As Orwell pointed out, control vocabulary and you control thought. Patents and copyrights actually have nothing at all to do with property rights. Don’t believe me? Here are the exact words as they appear in Section 8 of the United States Constitution: The Congress shall have power … to promote the progress of science and useful arts, by securing for limited times to authors and inventors the exclusive right to their respective writings and discoveries …

See the word “property”? Me neither. The purpose of having patents at all is to promote the progress of science (and, presumably, technology), not to protect property rights.

Look, more software innovation comes from the open source community these days than from anywhere else. The cloud relies heavily on open-source technologies.
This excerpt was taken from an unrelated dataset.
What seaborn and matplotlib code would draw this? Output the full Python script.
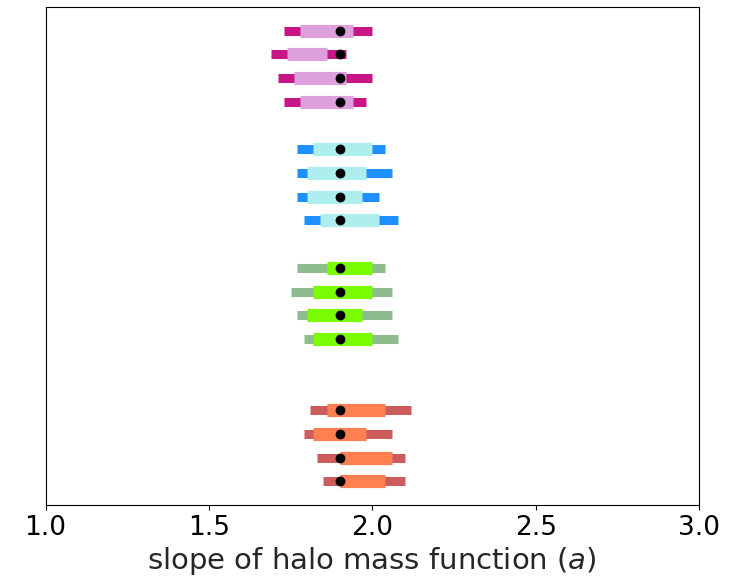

Nearly every new programming language that’s appeared in the last decade is open source. Most blogging is done using open-source toolkits.

And in open-source-land the only intellectual property protection software receives is protection from intellectual property protection.

It’s abundantly clear that the main impact patent protection has on software innovation is to stifle it.

The inference is inescapable. Software patents subvert the clear words of the Constitution — they are, in a word, unconstitutional.

Which in a better world would mean Congress wouldn’t even need to act, because the Supremes could take care of the whole problem in a single, easy-to-explain precedent.

Don’t hold your breath. Not because it’s unlikely, but because I’ve applied for a patent on breath-holding as a method for accelerating results.

You could defend yourself against the infringement suit I’ll otherwise file against you, but really, wouldn’t it be easier to just send me a check to make me go away?